Mike Trout is the best player in Major League Baseball, and he was just about to get paid like it. Trout signed a 12-year, $426.5 million megadeal last season that was meant to kick in for the 2020 season. The superstar is due $37.7 million this year, but the MLB wants to strip away nearly 80 percent of that hard-earned money with its newest salary cut proposal. With a shortened season likely, the MLB wants to cover its losses by punishing its brightest stars. Rob Manfred and the league owners should be ashamed of themselves.
MLB owners sent a massive salary cut proposal to the MLBPA Tuesday
On Tuesday, the MLB owners brought forth a new sliding pay scale to the Major League Baseball Players Association for the 2020 season. Major League Baseball has been firm on its belief that players will need to take pay cuts to make up for the inevitable shortened season.
However, MLB’s newest proposal calls for massive pay cuts for the game’s highest-paid players. For a league that still hasn’t figured out how to market its biggest stars, this isn’t a surprise. The millionaire and billionaire owners don’t want to take pay cuts, but they want to force their best players to do just that.
In the proposal, the youngest and lowest-paid players will receive most of their salaries. The highest-paid players such as Mike Trout would face salary reductions of nearly 80 percent.
Mike Trout would lose $29 million under MLB’s proposal
According to Jeff Passan of ESPN, MLB’s salary cut proposal would hit the highest-paid players the hardest. Players, such as Mike Trout, who make more than $35 million per year would only receive $7.84 million in 2020. Under this formula, Trout’s $37.7 million would be cut to around $8.4 million.
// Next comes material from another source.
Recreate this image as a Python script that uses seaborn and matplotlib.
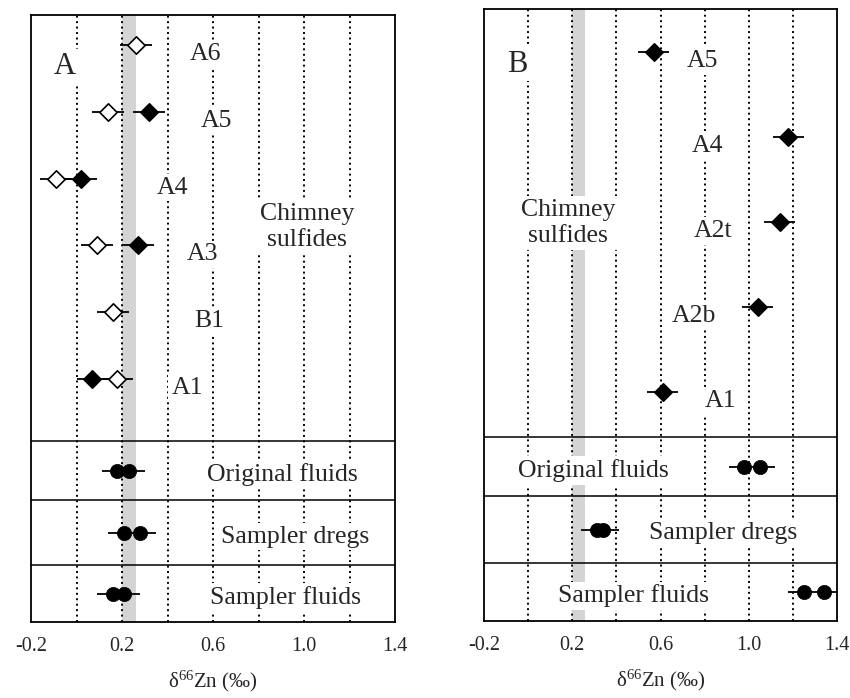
import numpy as np
import pandas as pd
import matplotlib
matplotlib.use("Agg")
import matplotlib.pyplot as plt
import seaborn as sns

# ---------------- data ----------------
a_samples = ["A6", "A5", "A4", "A3", "B1", "A1"]
a_open = [0.26, 0.14, -0.09, 0.09, 0.16, 0.18]
a_filled = [np.nan, 0.32, 0.02, 0.27, np.nan, 0.07]

fluid_groups = ["Original fluids", "Sampler dregs", "Sampler fluids"]
a_fluid_1 = [0.18, 0.21, 0.16]
a_fluid_2 = [0.23, 0.28, 0.21]

b_samples = ["A5", "A4", "A2t", "A2b", "A1"]
b_filled = [0.57, 1.18, 1.14, 1.04, 0.61]
b_fluid_1 = [0.98, 0.31, 1.25]
b_fluid_2 = [1.05, 0.34, 1.34]

err = 0.07
band = (0.20, 0.26)
xticks = [-0.2, 0.2, 0.6, 1.0, 1.4]
xtick_labels = ["-0.2", "0.2", "0.6", "1.0", "1.4"]
grid_x = [0.0, 0.2, 0.4, 0.6, 0.8, 1.0, 1.2]

# ---------------- style ----------------
sns.set_style("white")
plt.rcParams["font.family"] = ["Liberation Serif", "DejaVu Serif"]
plt.rcParams["mathtext.fontset"] = "custom"
plt.rcParams["mathtext.rm"] = "Liberation Serif"
plt.rcParams["mathtext.it"] = "Liberation Serif:italic"

FS = 18.5
fig = plt.figure(figsize=(8.5, 6.98), dpi=100)
W, H = 850, 698


def make_ax(left, top, right, bottom):
    return fig.add_axes([left / W, 1 - bottom / H, (right - left) / W, (bottom - top) / H])


def panel(ax, top, bottom, samples, open_v, filled_v, f1, f2, layout):
    ax.set_xlim(-0.2, 1.4)
    ax.set_ylim(bottom, top)
    # band & grid
    ax.axvspan(band[0], band[1], color="#d4d4d4", lw=0, zorder=1)
    for gx in grid_x:
        ax.axvline(gx, color="black", lw=1.4, ls=(0, (1, 1.8)), zorder=1.5)
    # separators
    seps = layout["seps"]
    for s in seps:
        ax.axhline(s, color="black", lw=1.1, zorder=2)
    # sulfide rows
    rows = [layout["row0"] + i * layout["step"] for i in range(len(samples))]
    # error bars
    for y, o, f in zip(rows, open_v, filled_v):
        for v in (o, f):
            if v is not None and not np.isnan(v):
                ax.hlines(y, v - err, v + err, color="black", lw=1.3, zorder=4)
    df_o = pd.DataFrame({"x": open_v, "y": rows}).dropna()
    df_f = pd.DataFrame({"x": filled_v, "y": rows}).dropna()
    if len(df_o):
        sns.scatterplot(data=df_o, x="x", y="y", marker="D", s=78, color="white",
                        edgecolor="black", linewidth=1.2, ax=ax, zorder=5, legend=False)
    if len(df_f):
        sns.scatterplot(data=df_f, x="x", y="y", marker="D", s=78, color="black",
                        edgecolor="black", linewidth=1.2, ax=ax, zorder=5, legend=False)
    # labels
    bb = dict(facecolor="white", edgecolor="none", pad=2)
    for y, lab, lx in zip(rows, samples, layout["label_x"]):
        ax.text(lx, y + layout["label_dy"], lab, ha="center", va="center", fontsize=FS,
                bbox=bb, zorder=3)
    cx, cy = layout["chimney"]
    ax.text(cx, cy, "Chimney\nsulfides", ha="center", va="center", fontsize=FS,
            linespacing=1.25, bbox=bb, zorder=3)
    px, py = layout["panel"]
    ax.text(px, py, layout["name"], ha="center", va="center", fontsize=22, bbox=bb, zorder=3)
    # fluids
    edges = list(seps) + [bottom]
    fy = [(edges[i] + edges[i + 1]) / 2 for i in range(3)]
    for y, a, b in zip(fy, f1, f2):
        ax.hlines(y, min(a, b) - err, max(a, b) + err, color="black", lw=1.3, zorder=4)
    df_c = pd.DataFrame({"x": f1 + f2, "y": fy + fy})
    sns.scatterplot(data=df_c, x="x", y="y", marker="o", s=105, color="black",
                    edgecolor="black", linewidth=0.5, ax=ax, zorder=5, legend=False)
    for y, lab, lx in zip(fy, fluid_groups, layout["fluid_x"]):
        ax.text(lx, y + 4, lab, ha="center", va="center", fontsize=FS, bbox=bb, zorder=3)
    # axes
    ax.set_xticks(xticks)
    ax.set_xticklabels(xtick_labels)
    ax.set_yticks([])
    ax.tick_params(axis="x", length=0, pad=11, labelsize=14.5)
    ax.set_xlabel("δ$^{66}$Zn (‰)", fontsize=15, labelpad=9)
    ax.set_ylabel("")
    for sp in ax.spines.values():
        sp.set_color("black")
        sp.set_linewidth(1.3)
        sp.set_zorder(6)


axA = make_ax(31, 15, 395, 622)
panel(axA, 15, 622, a_samples, a_open, a_filled, a_fluid_1, a_fluid_2,
      dict(seps=[441, 500, 565], row0=45, step=66.8,
           label_x=[0.565, 0.613, 0.424, 0.556, 0.582, 0.486], label_dy=9,
           chimney=(1.013, 227), panel=(-0.05, 66), name="A",
           fluid_x=[0.903, 0.96, 0.92]))

axB = make_ax(484, 9, 837, 621)
panel(axB, 9, 621, b_samples, [np.nan] * len(b_samples), b_filled, b_fluid_1, b_fluid_2,
      dict(seps=[437, 496, 563], row0=52, step=85,
           label_x=[0.79, 0.814, 0.84, 0.75, 0.873], label_dy=9,
           chimney=(0.18, 223), panel=(-0.05, 64), name="B",
           fluid_x=[0.295, 0.882, 0.477]))

fig.savefig("out.png", dpi=100)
That means Trout, the game’s biggest star, would lose $29.3 million this season under MLB’s newest proposal. It’s impossible to believe Trout and the rest of the league’s superstars would entertain such an obscene request.
A 50-50 split is the lowest the MLBPA should go in negotiations
It’s not hard to see where MLB is coming from with this proposal. The owners stand to lose millions with an 82-game season. If fans are restricted from attending games all year, the owners’ losses will just increase.
It also makes sense why the owners don’t want to pay certain players over $35 million for playing half of what a typical season would be. Mike Trout makes $37.7 million per year to play 162 games, not 82.
However, the goal of leading his team to a World Series is still in play in 2020. No matter how many games are played and how many fans go to the ballpark, the World Series trophy will still be handed out at the end of the season.
If players are forced to take pay cuts, they should accept no less than a 50 percent reduction. Play half the games, receive half the money. It’s still not ideal for the players, but it’s the absolute lowest they should reach if they agree to terms with the MLB.